* [Requirements] Print nothing but the lines from the start of the listing below through the line that contains "const X_STUDY = 13, X_TOTAL". Do not include the pictures.

* [Material provided]

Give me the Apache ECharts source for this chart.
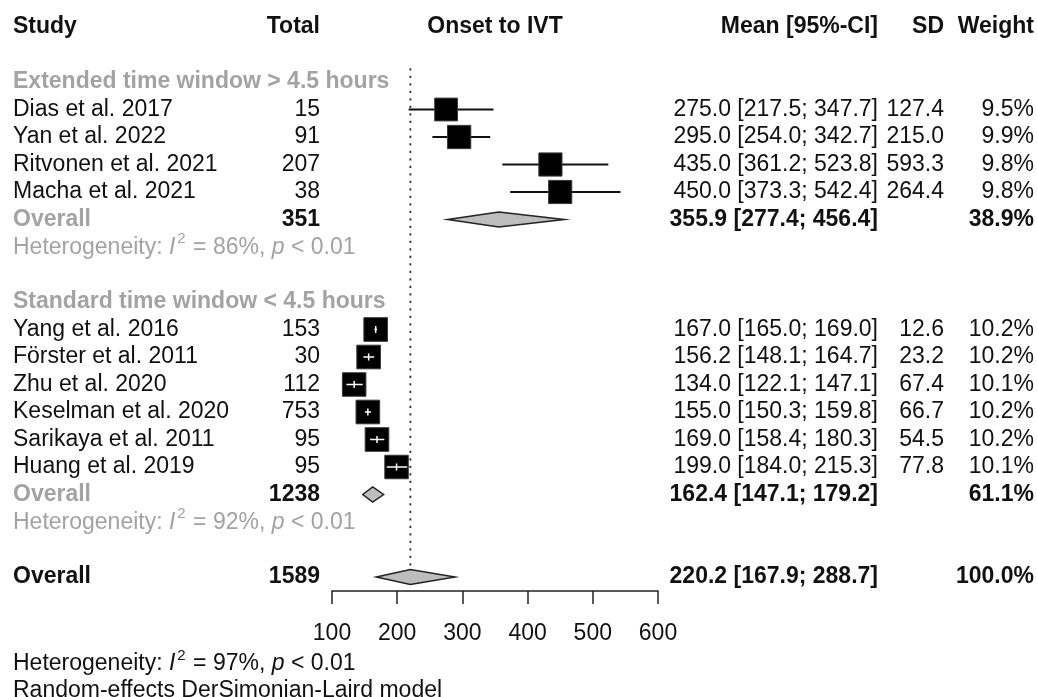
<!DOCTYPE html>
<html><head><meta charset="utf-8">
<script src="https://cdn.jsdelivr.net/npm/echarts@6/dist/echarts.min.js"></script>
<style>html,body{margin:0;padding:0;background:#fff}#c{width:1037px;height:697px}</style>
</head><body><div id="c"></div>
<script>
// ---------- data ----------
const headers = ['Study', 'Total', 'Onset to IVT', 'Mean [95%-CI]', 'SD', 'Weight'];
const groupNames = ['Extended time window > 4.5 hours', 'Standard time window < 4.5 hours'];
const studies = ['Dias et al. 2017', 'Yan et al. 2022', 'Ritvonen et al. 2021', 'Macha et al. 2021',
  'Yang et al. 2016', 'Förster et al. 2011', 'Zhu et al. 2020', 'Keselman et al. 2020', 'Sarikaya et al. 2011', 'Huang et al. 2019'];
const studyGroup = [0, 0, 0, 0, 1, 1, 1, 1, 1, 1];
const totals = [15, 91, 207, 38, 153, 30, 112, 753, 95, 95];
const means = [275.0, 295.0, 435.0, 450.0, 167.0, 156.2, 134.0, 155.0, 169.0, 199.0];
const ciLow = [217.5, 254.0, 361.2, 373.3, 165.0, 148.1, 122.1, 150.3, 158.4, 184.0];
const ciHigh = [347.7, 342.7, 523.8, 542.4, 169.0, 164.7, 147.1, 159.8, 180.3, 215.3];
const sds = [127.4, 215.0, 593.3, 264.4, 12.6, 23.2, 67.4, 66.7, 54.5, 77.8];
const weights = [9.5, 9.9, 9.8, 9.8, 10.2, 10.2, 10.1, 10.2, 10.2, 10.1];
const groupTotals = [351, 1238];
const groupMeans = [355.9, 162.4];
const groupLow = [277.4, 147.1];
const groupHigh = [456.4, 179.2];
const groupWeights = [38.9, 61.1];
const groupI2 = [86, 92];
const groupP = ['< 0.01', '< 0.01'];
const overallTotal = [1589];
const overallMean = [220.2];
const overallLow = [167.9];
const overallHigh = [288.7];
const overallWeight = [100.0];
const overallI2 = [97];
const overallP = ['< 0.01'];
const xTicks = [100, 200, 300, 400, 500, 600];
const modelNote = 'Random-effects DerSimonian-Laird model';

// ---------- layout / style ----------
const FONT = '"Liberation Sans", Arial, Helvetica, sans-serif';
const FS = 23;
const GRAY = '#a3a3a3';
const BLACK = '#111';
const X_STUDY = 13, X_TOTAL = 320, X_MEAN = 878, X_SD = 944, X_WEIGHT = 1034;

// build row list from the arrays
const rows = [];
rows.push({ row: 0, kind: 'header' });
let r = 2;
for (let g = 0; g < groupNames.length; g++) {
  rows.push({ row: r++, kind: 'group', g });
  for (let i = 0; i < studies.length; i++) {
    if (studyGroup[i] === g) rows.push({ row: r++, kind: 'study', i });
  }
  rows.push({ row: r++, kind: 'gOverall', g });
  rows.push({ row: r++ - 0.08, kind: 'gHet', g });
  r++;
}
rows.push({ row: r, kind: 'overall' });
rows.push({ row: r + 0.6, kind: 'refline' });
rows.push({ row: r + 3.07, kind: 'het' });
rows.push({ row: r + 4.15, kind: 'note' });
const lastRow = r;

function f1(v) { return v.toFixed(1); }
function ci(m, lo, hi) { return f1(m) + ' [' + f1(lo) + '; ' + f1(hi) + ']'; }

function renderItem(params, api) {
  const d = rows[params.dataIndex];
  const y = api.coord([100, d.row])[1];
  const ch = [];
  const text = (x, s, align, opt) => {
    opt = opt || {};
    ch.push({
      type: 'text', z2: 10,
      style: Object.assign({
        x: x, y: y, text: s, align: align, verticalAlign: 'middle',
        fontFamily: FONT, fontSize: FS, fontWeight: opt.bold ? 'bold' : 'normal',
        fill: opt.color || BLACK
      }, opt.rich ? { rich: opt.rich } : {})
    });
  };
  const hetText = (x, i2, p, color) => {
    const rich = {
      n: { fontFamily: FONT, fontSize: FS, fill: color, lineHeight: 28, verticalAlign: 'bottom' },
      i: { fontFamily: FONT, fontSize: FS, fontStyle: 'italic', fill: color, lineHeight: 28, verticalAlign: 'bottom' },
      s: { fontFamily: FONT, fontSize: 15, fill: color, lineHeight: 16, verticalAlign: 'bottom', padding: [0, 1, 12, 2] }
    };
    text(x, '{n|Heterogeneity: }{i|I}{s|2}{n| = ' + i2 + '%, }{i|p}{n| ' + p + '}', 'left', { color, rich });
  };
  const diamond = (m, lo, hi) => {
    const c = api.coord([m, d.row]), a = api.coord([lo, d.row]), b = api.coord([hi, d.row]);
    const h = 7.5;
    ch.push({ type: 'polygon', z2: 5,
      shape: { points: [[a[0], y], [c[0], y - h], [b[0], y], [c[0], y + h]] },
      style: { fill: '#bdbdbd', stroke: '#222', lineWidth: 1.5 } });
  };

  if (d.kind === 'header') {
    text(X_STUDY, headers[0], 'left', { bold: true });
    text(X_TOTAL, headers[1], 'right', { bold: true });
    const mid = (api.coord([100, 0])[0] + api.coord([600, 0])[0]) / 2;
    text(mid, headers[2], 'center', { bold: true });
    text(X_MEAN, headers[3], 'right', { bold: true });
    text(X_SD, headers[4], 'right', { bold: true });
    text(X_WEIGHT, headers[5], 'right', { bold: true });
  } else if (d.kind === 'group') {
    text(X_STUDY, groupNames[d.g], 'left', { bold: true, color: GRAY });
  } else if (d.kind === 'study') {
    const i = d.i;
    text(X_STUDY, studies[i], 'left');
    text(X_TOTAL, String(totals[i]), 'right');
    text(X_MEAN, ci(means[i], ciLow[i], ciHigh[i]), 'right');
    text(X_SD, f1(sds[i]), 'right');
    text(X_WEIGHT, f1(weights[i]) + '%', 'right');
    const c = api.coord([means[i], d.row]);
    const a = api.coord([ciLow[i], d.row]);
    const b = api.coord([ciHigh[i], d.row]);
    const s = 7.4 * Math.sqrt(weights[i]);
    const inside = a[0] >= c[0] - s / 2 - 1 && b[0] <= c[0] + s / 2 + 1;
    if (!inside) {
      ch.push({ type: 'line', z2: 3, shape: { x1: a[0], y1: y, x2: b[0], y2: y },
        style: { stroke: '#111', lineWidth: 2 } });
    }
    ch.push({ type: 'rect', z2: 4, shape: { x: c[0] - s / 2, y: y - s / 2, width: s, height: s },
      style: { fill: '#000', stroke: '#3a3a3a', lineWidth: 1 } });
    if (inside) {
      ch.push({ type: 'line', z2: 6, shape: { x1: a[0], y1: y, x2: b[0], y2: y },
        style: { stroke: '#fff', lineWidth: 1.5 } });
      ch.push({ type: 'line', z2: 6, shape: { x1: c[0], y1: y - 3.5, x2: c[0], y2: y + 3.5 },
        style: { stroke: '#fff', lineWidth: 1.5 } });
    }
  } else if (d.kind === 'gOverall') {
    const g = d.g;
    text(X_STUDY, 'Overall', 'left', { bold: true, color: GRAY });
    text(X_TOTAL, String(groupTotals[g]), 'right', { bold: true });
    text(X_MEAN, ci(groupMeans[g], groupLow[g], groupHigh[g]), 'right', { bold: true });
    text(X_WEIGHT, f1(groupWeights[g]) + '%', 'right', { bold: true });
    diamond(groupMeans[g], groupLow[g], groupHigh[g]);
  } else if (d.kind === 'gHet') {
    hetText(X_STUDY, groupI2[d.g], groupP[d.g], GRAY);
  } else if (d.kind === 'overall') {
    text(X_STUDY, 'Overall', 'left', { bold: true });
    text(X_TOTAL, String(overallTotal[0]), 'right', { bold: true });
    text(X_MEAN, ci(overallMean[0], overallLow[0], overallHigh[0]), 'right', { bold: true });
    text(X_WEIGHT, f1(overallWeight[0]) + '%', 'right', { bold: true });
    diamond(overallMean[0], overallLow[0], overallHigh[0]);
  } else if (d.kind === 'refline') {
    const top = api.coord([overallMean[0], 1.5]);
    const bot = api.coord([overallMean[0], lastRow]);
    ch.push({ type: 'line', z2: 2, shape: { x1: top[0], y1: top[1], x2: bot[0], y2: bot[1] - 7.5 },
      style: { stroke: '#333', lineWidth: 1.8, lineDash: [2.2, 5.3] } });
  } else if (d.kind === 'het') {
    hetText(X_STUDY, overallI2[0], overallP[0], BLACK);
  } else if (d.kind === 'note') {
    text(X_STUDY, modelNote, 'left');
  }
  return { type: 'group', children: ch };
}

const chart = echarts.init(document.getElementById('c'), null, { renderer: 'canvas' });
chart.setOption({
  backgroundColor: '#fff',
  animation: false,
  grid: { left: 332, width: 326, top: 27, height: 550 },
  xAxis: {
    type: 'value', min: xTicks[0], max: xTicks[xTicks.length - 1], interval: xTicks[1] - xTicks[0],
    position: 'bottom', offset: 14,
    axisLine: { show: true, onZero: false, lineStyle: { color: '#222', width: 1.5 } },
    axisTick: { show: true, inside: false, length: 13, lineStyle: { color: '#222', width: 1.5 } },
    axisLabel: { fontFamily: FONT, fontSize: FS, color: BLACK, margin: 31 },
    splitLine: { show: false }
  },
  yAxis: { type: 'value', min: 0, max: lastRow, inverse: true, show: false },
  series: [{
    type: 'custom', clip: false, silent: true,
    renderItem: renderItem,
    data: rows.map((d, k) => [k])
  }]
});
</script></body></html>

* [Answer to the exercise]
Give me the Apache ECharts source for this chart.
<!DOCTYPE html>
<html><head><meta charset="utf-8">
<script src="https://cdn.jsdelivr.net/npm/echarts@6/dist/echarts.min.js"></script>
<style>html,body{margin:0;padding:0;background:#fff}#c{width:1037px;height:697px}</style>
</head><body><div id="c"></div>
<script>
// ---------- data ----------
const headers = ['Study', 'Total', 'Onset to IVT', 'Mean [95%-CI]', 'SD', 'Weight'];
const groupNames = ['Extended time window > 4.5 hours', 'Standard time window < 4.5 hours'];
const studies = ['Dias et al. 2017', 'Yan et al. 2022', 'Ritvonen et al. 2021', 'Macha et al. 2021',
  'Yang et al. 2016', 'Förster et al. 2011', 'Zhu et al. 2020', 'Keselman et al. 2020', 'Sarikaya et al. 2011', 'Huang et al. 2019'];
const studyGroup = [0, 0, 0, 0, 1, 1, 1, 1, 1, 1];
const totals = [15, 91, 207, 38, 153, 30, 112, 753, 95, 95];
const means = [275.0, 295.0, 435.0, 450.0, 167.0, 156.2, 134.0, 155.0, 169.0, 199.0];
const ciLow = [217.5, 254.0, 361.2, 373.3, 165.0, 148.1, 122.1, 150.3, 158.4, 184.0];
const ciHigh = [347.7, 342.7, 523.8, 542.4, 169.0, 164.7, 147.1, 159.8, 180.3, 215.3];
const sds = [127.4, 215.0, 593.3, 264.4, 12.6, 23.2, 67.4, 66.7, 54.5, 77.8];
const weights = [9.5, 9.9, 9.8, 9.8, 10.2, 10.2, 10.1, 10.2, 10.2, 10.1];
const groupTotals = [351, 1238];
const groupMeans = [355.9, 162.4];
const groupLow = [277.4, 147.1];
const groupHigh = [456.4, 179.2];
const groupWeights = [38.9, 61.1];
const groupI2 = [86, 92];
const groupP = ['< 0.01', '< 0.01'];
const overallTotal = [1589];
const overallMean = [220.2];
const overallLow = [167.9];
const overallHigh = [288.7];
const overallWeight = [100.0];
const overallI2 = [97];
const overallP = ['< 0.01'];
const xTicks = [100, 200, 300, 400, 500, 600];
const modelNote = 'Random-effects DerSimonian-Laird model';

// ---------- layout / style ----------
const FONT = '"Liberation Sans", Arial, Helvetica, sans-serif';
const FS = 23;
const GRAY = '#a3a3a3';
const BLACK = '#111';
const X_STUDY = 13, X_TOTAL = 320, X_MEAN = 878, X_SD = 944, X_WEIGHT = 1034;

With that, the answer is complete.